How I stay connected to others

I try to keep in touch with my friends over Snapchat. I record silly little videos to brighten up their days a bit. It’s nice to see friendly faces and have a laugh while you’re isolating.

I stay connected with academic and work contacts with video chat. My lab meets twice a week on Zoom and I’ve had a few staff meetings over Microsoft Teams. It’s good to see everyone – and kind of fun to see my colleagues in their ‘native’ environment!

My study mate

It’s so important to have someone keeping you on track. My girlfriend Cassie is my faithful study mate. She’s studying Screen and Theatre at Murdoch, so it’s nice to have someone around who’s getting used to online learning too.

We have two dogs, a cat, and a growing army of plant babies that are gradually populating our workspace. They help keep morale up!

My tips for studying at home

I’ve found these to be helpful for me:

  • Stay connected. Social distancing doesn’t mean no socialising, so connect with friends and family over Zoom or Skype. Talk about the challenges you’re going through or play board games together online.
  • Cut back on social media. Sometimes social media can create even more feelings of isolation and disconnection. For a lot of us, isolation isn’t great and seeing other people or influencers having an easy time can be quite damaging.

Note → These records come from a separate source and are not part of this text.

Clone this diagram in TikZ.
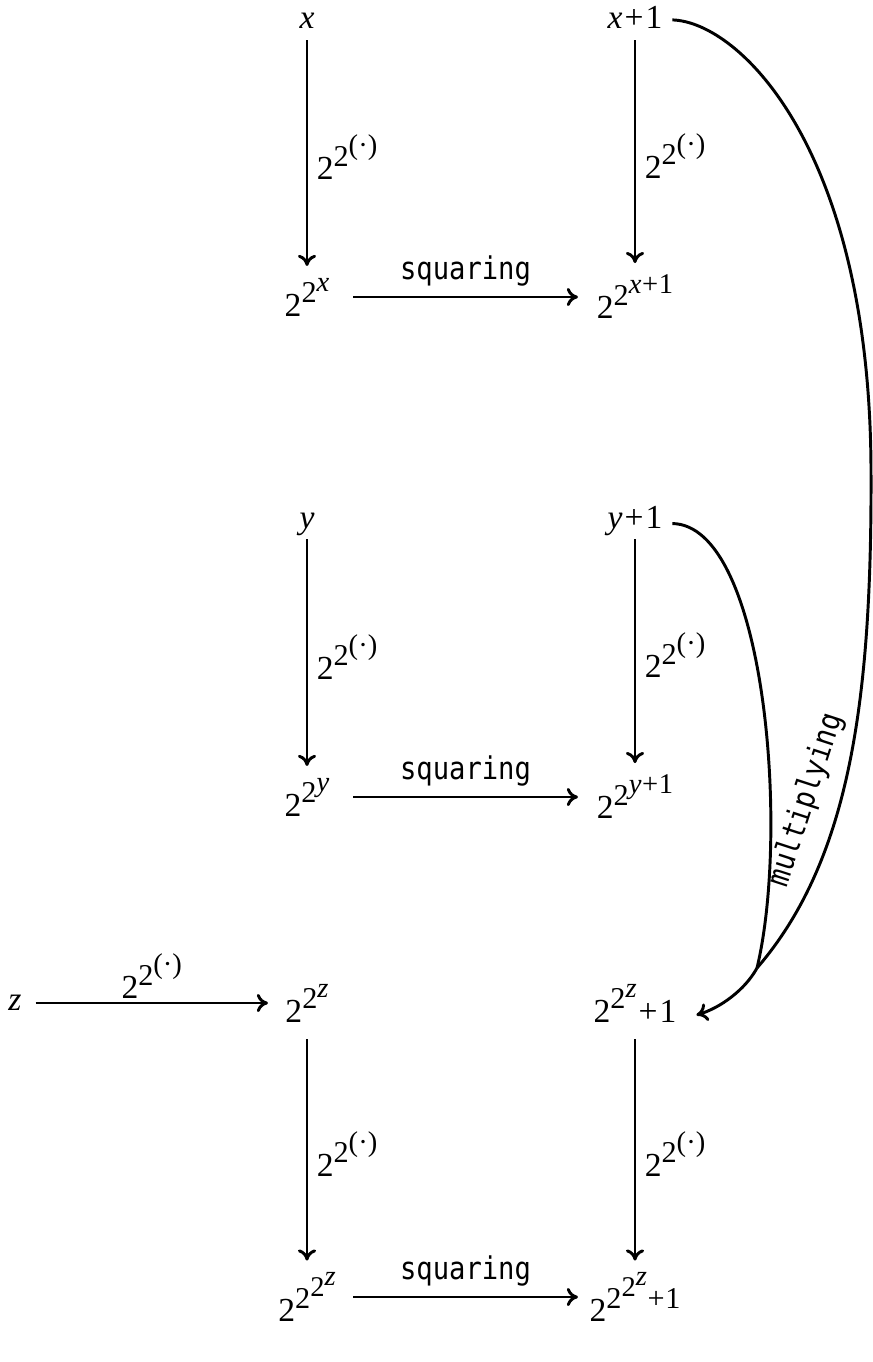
\documentclass[tikz,border=0pt]{standalone}
\usepackage{fontspec}
\setmainfont{Liberation Serif}
\setmonofont[Scale=0.93, FakeStretch=0.87]{DejaVu Sans Mono}
\usetikzlibrary{arrows.meta,calc}
% exponents built in text mode with explicit sizes
\newcommand{\upA}[1]{\raisebox{0.40em}{\fontsize{10.8}{13}\selectfont #1}}
\newcommand{\upB}[1]{\raisebox{0.38em}{\fontsize{10.2}{12}\selectfont #1}}
\newcommand{\pl}{\hspace{0.06em}+\hspace{0.06em}}
\newcommand{\plx}{\hspace{0.02em}+\hspace{0.02em}}
\newcommand{\vx}{\textit{x}}
\newcommand{\vy}{\textit{y}}
\newcommand{\vz}{\textit{z}}
\newcommand{\dexp}{2\upA{2\upB{(·)}}}
\tikzset{
  lbl/.style={inner sep=0pt, outer sep=0pt},
  elbl/.style={inner sep=0pt, outer sep=0pt},
  arr/.style={line width=1.05pt, -{To[length=4pt,width=6.5pt]}},
  cur/.style={line width=1.05pt},
}
\begin{document}
\begin{tikzpicture}[x=0.357pt, y=-0.357pt, font=\fontsize{12}{14.4}\selectfont]
\useasboundingbox (0,0) rectangle (872,1362);
% block 1
\node[lbl, anchor=base] (nx) at (307,28) {\vx};
\node[lbl, anchor=base] (nx1) at (635,28) {\vx\pl 1};
\node[lbl] (n2x) at (307,297) {2\upA{2\upB{\vx}}};
\node[lbl] (n2x1) at (635,297) {2\upA{2\upB{\vx\plx 1}}};
% block 2
\node[lbl, anchor=base] (ny) at (307,528) {\vy};
\node[lbl, anchor=base] (ny1) at (635,528) {\vy\pl 1};
\node[lbl] (n2y) at (307,797) {2\upA{2\upB{\vy}}};
\node[lbl] (n2y1) at (635,797) {2\upA{2\upB{\vy\plx 1}}};
% block 3
\node[lbl, anchor=base] (nz) at (15,1010) {\vz};
\node[lbl] (n2z) at (307,1003) {2\upA{2\upB{\vz}}};
\node[lbl] (n2z1) at (635,1003) {2\upA{2\upB{\vz}}\pl 1};
\node[lbl] (n2zz) at (307,1297) {2\upA{2\upB{2\upB{\vz}}}};
\node[lbl] (n2zz1) at (635,1297) {2\upA{2\upB{2\upB{\vz}}\plx 1}};

% vertical arrows
\draw[arr] ($(nx.base)+(0,12)$) -- ($(nx.base |- n2x.north)+(0,-12)$)
  node[elbl, midway, right=3.5pt, yshift=-1.5pt] {\dexp};
\draw[arr] ($(nx1.base)+(0,12)$) -- ($(nx1.base |- n2x1.north)+(0,-12)$)
  node[elbl, midway, right=3.5pt, yshift=-1.5pt] {\dexp};
\draw[arr] ($(ny.base)+(0,11)$) -- ($(ny.base |- n2y.north)+(0,-12)$)
  node[elbl, midway, right=3.5pt, yshift=-1.5pt] {\dexp};
\draw[arr] ($(ny1.base)+(0,11)$) -- ($(ny1.base |- n2y1.north)+(0,-12)$)
  node[elbl, midway, right=3.5pt, yshift=-1.5pt] {\dexp};
\draw[arr] ($(n2z.south)+(0,17)$) -- ($(n2zz.north)+(0,-12)$)
  node[elbl, midway, right=3.5pt, yshift=-1.5pt] {\dexp};
\draw[arr] ($(n2z1.south)+(0,17)$) -- ($(n2zz1.north)+(0,-12)$)
  node[elbl, midway, right=3.5pt, yshift=-1.5pt] {\dexp};

% horizontal arrows
\draw[arr] ($(n2x.center)+(46,0)$) -- ($(n2x1.center)+(-57,0)$)
  node[elbl, midway, above=4pt] {\texttt{squaring}};
\draw[arr] ($(n2y.center)+(46,0)$) -- ($(n2y1.center)+(-57,0)$)
  node[elbl, midway, above=4pt] {\texttt{squaring}};
\draw[arr] ($(n2zz.center)+(46,0)$) -- ($(n2zz1.center)+(-57,0)$)
  node[elbl, midway, above=4pt] {\texttt{squaring}};
\draw[arr] ($(nz.east |- n2z.west)+(14,0)$) -- ($(n2z.center)+(-39,0)$)
  node[elbl, midway, above=1.5pt] {\dexp};

% curved arrows
\coordinate (J) at (757,968);
\draw[cur] ($(nx1.east)+(10,3)$) .. controls (740,22) and (870,150) .. (871,470)
  .. controls (872,700) and (850,860) .. (J);
\draw[cur] ($(ny1.east)+(10,3)$) .. controls (765,525) and (790,830) .. (J);
\draw[arr] (J) .. controls (745,990) and (720,1008) .. ($(n2z1.east)+(20,12)$);
\node[elbl, rotate=72] (mul) at (806,800) {\texttt{multiplying}};
\end{tikzpicture}
\end{document}
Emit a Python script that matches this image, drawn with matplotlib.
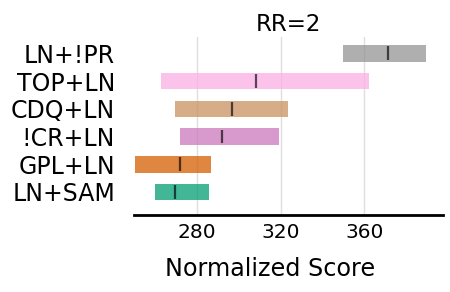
import matplotlib
matplotlib.use("Agg")
import matplotlib.pyplot as plt

algorithms = ["LN+SAM", "GPL+LN", "!CR+LN", "CDQ+LN", "TOP+LN", "LN+!PR"]
lows = [259.8, 250.2, 271.7, 269.3, 262.6, 349.8]
highs = [285.6, 286.6, 319.1, 323.4, 362.3, 389.6]
medians = [269.3, 271.7, 291.8, 296.6, 308.4, 371.2]
colors = ["#029e73", "#d55e00", "#cc78bc", "#ca9161", "#fbafe4", "#949494"]
xticks = [280, 320, 360]

fig = plt.figure(figsize=(4.5, 2.92), dpi=100)
ax = fig.add_axes([0.2985, 0.2637, 0.6853, 0.6103])

for i, (lo, hi, med, c) in enumerate(zip(lows, highs, medians, colors)):
    ax.barh(i, hi - lo, left=lo, height=0.6, color=c, alpha=0.75)
    ax.vlines(med, i - 0.25, i + 0.25, color="k", alpha=0.65, linewidth=1.6)

ax.set_yticks(range(len(algorithms)))
ax.set_yticklabels(algorithms, fontsize=17)
ax.set_xticks(xticks)
ax.set_xticklabels([str(t) for t in xticks], fontsize=14.5)
ax.set_xlim(250, 397.5)
ax.set_ylim(-0.83, 5.6)
ax.set_xlabel("Normalized Score", fontsize=17.2)
ax.xaxis.set_label_coords(0.44, -0.235)
ax.xaxis.label.set_verticalalignment("top")
ax.set_title("RR=2", fontsize=16.5, pad=4)
ax.grid(axis="x", alpha=0.25, color="gray", linewidth=1)
ax.set_axisbelow(True)
for s in ["left", "right", "top"]:
    ax.spines[s].set_visible(False)
ax.spines["bottom"].set_linewidth(2)
ax.tick_params(axis="x", length=0, pad=6)
ax.tick_params(axis="y", length=0, pad=14)

fig.savefig("out.png", dpi=100)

I try to keep my time on there to a minimum.
  • Set clear boundaries. If you have a coffee table that you relax and read at, don’t study there because it’s a sacred reading space. If you have a study desk, only use it for study. These boundaries are important for allowing us to switch off.
  • Explore new opportunities. It doesn’t matter if it’s a book you’ve wanted to read for ages, an exercise you’ve always said you’ll do, or a hobby you’ve considered taking up, now is the perfect time to give it a go. After three years of talking about it, I’ve started teaching myself how to play guitar.
  • Develop a routine. A regular wake up time (before 7!) and getting out and exercising goes a long way. Take regular breaks to re-energise and get some fresh air.
I had heard of Murdoch University’s reputation for being a university for free thinkers. As someone who’s always questioning the status quo, that really appealed to me.

How Murdoch has supported me

My supervisor Dr David Lewis and the Evolved Social Cognition Lab have been really supportive. The lab has been good at adapting to the changing situation, and we’ve been trying to schedule weekly online meetups to touch base. They’ve been a real lifesaver.

Murdoch has been doing a lot to facilitate online learning, such as using Collaborate for online classes. I get notifications and e-mails from the uni every week with links to different services and support payments. All of this helps minimise the detrimental effects of isolation for students.

My greatest achievement

I’ve never been an overly academic person and I’ve struggled with reading and staying focused all my life. My greatest achievement has been sticking seriously to my studies and being able to maintain above a 3.0 GPA. This is a minimum of a distinction or B average, which was enough to get me accepted into Honours. For someone who didn’t think they’d ever go to uni, I’m really happy with that.